Five teenagers chatting, but soon there will be four…
Five teenagers are talking in an live video chat when they notice a mysterious presence has joined…
Told entirely through live footage of main protagonist Blaire’s computer screen, this works surprisingly well. You are kept interested as Blaire (Shelley Hennig) switches between chat, Facebook, and Googling ‘how to deal with demonic presences on the internet’. It’s compulsive viewing – up to a point, only starting to grate towards the end when you want to see more of what’s going on, not just what you can see through each of their web cams..

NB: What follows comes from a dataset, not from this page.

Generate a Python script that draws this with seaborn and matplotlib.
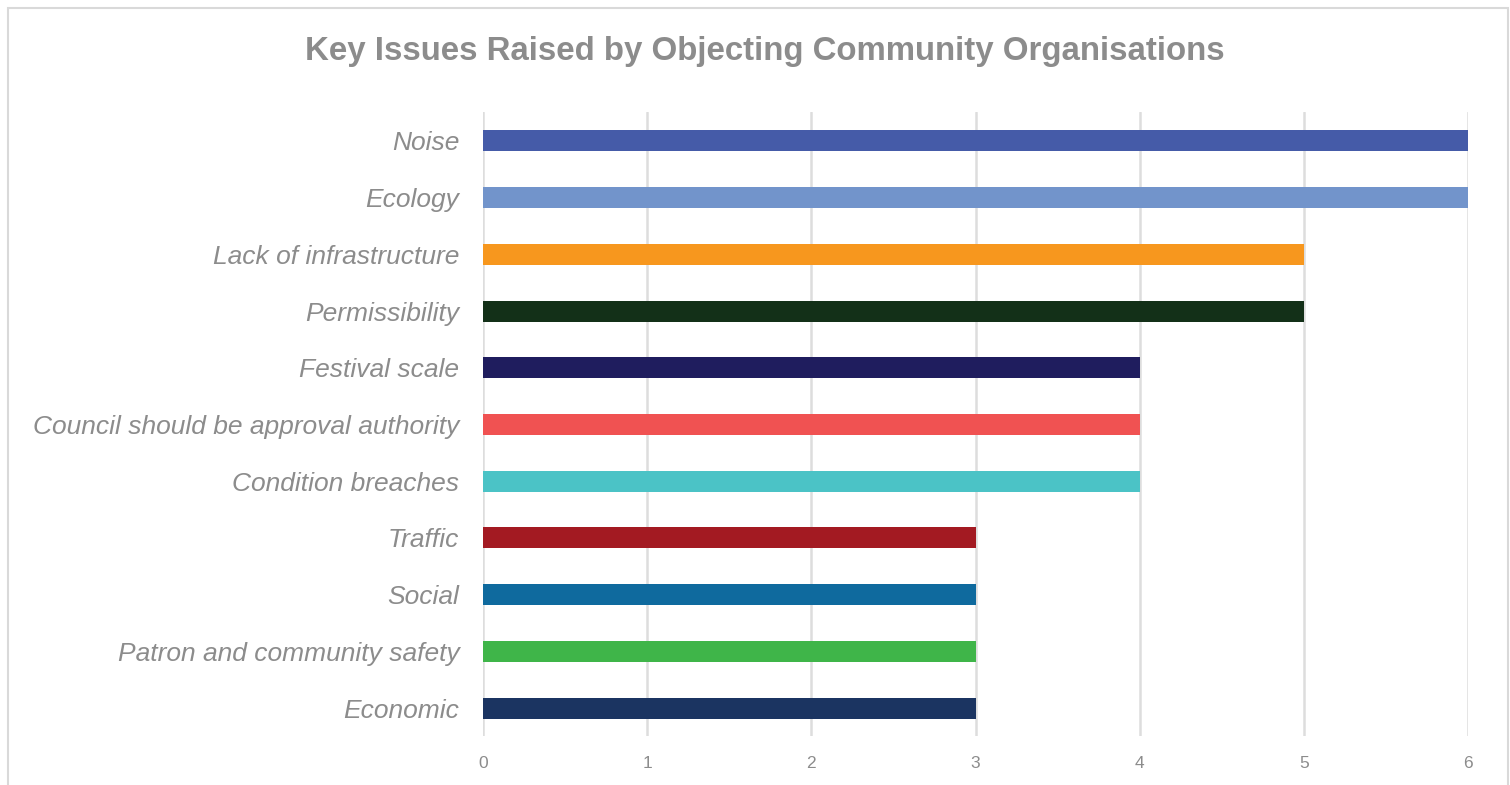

Secrets about the teenagers are gradually revealed by the presence and it’s these that makes the film interesting and drive its plot. A once apparently tight-knit group of friends will soon find themselves at each others throats… This is eventually taken a little too far and some of the secrets revealed make you wonder how this group could ever have been friends in the first place! I would also have preferred a cleverer ending instead of the rather unsubtle the one we get.
However it is nice to see a teen horror film that doesn’t rely much on sick gore and instead focuses more on character interaction, shock reveals and group dynamics. Grab some food, beer and snacks and enjoy 7/10
Liz (Kate Ashfield), Shaun (Simon Pegg) and Ed (Nick Frost) get ready to repel the zombie horde.
(Obviously) I’ve seen this before but I wanted to watch it again. It’s clever because it knows that you know it’s going to be a zombie film and it teases you. Is that a zombie or just Shaun (Simon Pegg) stumbling and moaning because it’s early in the morning? Wait that is a zombie! oh.. no it’s just a supermarket worker. Definitely a crowd of zomb… no just teenagers shuffling along with headphones on. At the same time as making you smile it’s also a clever social commentary on the detached nature of modern life.
Eventually when the zombie epidemic does begin. There’s lots of laughs, tension and action as Shaun assembles a group of survivors – which include his mum (Penelope Wilton), his friend Ed (Nick Frost), his long suffering girlfriend Lizzy (Kate Ashfield), and in Shaun’s words “failed actress” Dianne (Lucy Davies) and her “twat” boyfriend David (Dylan Moran) – and attempts to lead them to safety. Shaun’s idea of safety however is pretty much the same as his idea of a good night out – hiding out at the Winchester tavern. Where beer is freely available and bar snacks are plentiful.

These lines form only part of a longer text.